A judge Tuesday ordered Christian Slater’s father to cease writing letters to her containing what the jurist called “hateful” and “disgusting” material regarding a defamation suit pending trial against his ex-wife.
“You need to stop sending these communications to the court because they are not appropriate,” Los Angeles Superior Court Judge Suzanne Bruguera told 77-year-old Thomas Knight Slater in the presence of a sheriff’s deputy in the courtroom. “You’re having communications without everyone being involved.”
The judge said the letters contain “a lot of disgusting, hateful stuff in here.”
Bruguera also sent the elder Slater’s lawsuit to a limited jurisdiction court, where the maximum he could collect on any judgment is $25,000. The lawsuit seeks $30 million.
“I’m not the judge anymore,” Bruguera said.
After Thomas Slater began to raise his voice and urge the judge to “read to the court” some of the letters he sent her, she issued him a warning.
“I have a sheriff’s deputy in the courtroom and if you don’t watch it, you will not be pleased with the result,” Bruguera said.
“Merry Christmas, your honor,” Thomas Slater told the judge at the end of the hearing.
Thomas Slater sued his son and ex-wife, Mary Jo Slater, on Feb. 24. In July, Bruguera dismissed the part of the case against Christian Slater, ruling that the 47-year-old “Mr. Robot” star’s comments were protected free speech. Mary Jo Slater is the remaining defendant in the complaint, which alleges slander, libel, defamation, intentional infliction of emotional distress, intentional interference with prospective economic advantage and invasion of privacy.

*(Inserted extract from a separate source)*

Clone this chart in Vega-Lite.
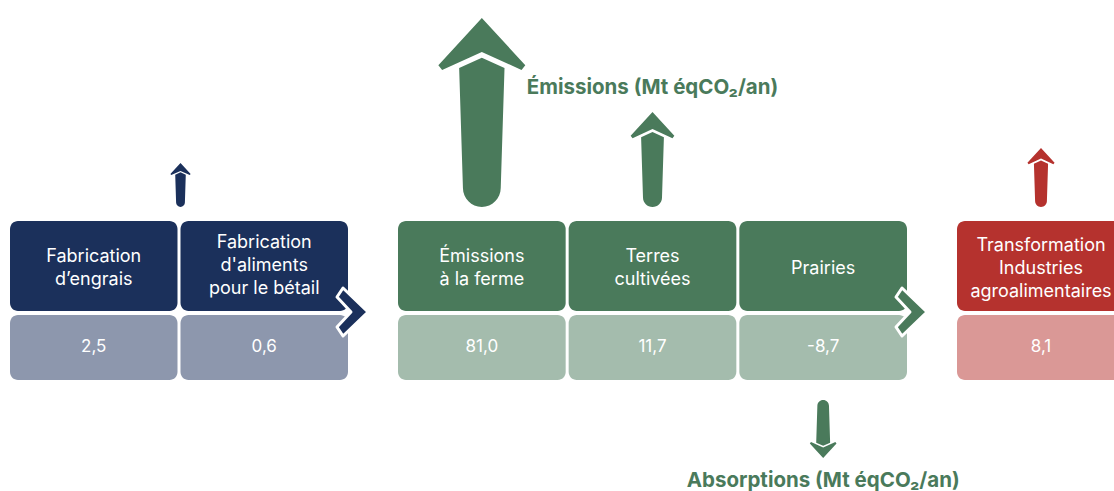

According to Thomas Slater’s lawsuit, his son defamed him when he told an interviewer in December 2015 that the plaintiff was suffering from manic- depressive schizophrenia. The suit alleges Mary Jo Slater made statements that caused him to be “blacklisted in the show business community.”
Bruguera’s clerk issued a minute order on her behalf on Nov. 9 scheduling Tuesday’s hearing and advising Thomas Slater he was obligated to show why he should not be fined $10,000 for regularly sending “vile, disgusting and contemptuous communication having no purpose but to threaten the court.”
Thomas Slater was not fined by Bruguera, whose clerk attached to the minute order more than a dozen letters the plaintiff sent the judge. In one dated Oct, 5, Thomas Slater told Bruguera, “I’m asking you to transcend your affiliation with Hillary & Hussein B.O. and make certain that this case gets before a jury ASAP.”
In another correspondence dated Oct. 25, Thomas Slater told the judge, “That’s why I fear your power position to dismiss my case against my son and his high-priced lawyers — because you’re all colluding Democrat devil worshippers.”
In yet another letter with the date of Nov. 4, Thomas Slater told Bruguera, “Democrat voters are all brain-washed welfare state moochers, left- wing traitors and totalitarian bigots. I know that you’re one of them. Cheers.”
In her July ruling removing the actor as a defendant, Bruguera said Christian Slater’s relationship with his father and their family story in general “involves a real-life tale of Hollywood family drama and tragedy, a matter that is of general interest to the public, regardless of its relative lack of significance as an issue.”
The actor’s interview “touches upon mental illness and its impact on the family,” Bruguera wrote.
Thomas Slater, whose acting credits include appearances in soap operas such as “Love is a Many Splendored Thing” and “Ryan’s Hope” and the films “Mommie Dearest” and “Midnight Run,” denied he is mentally ill.
During his career, he also has used the names Michael Hawkins and Michael Gainsborough.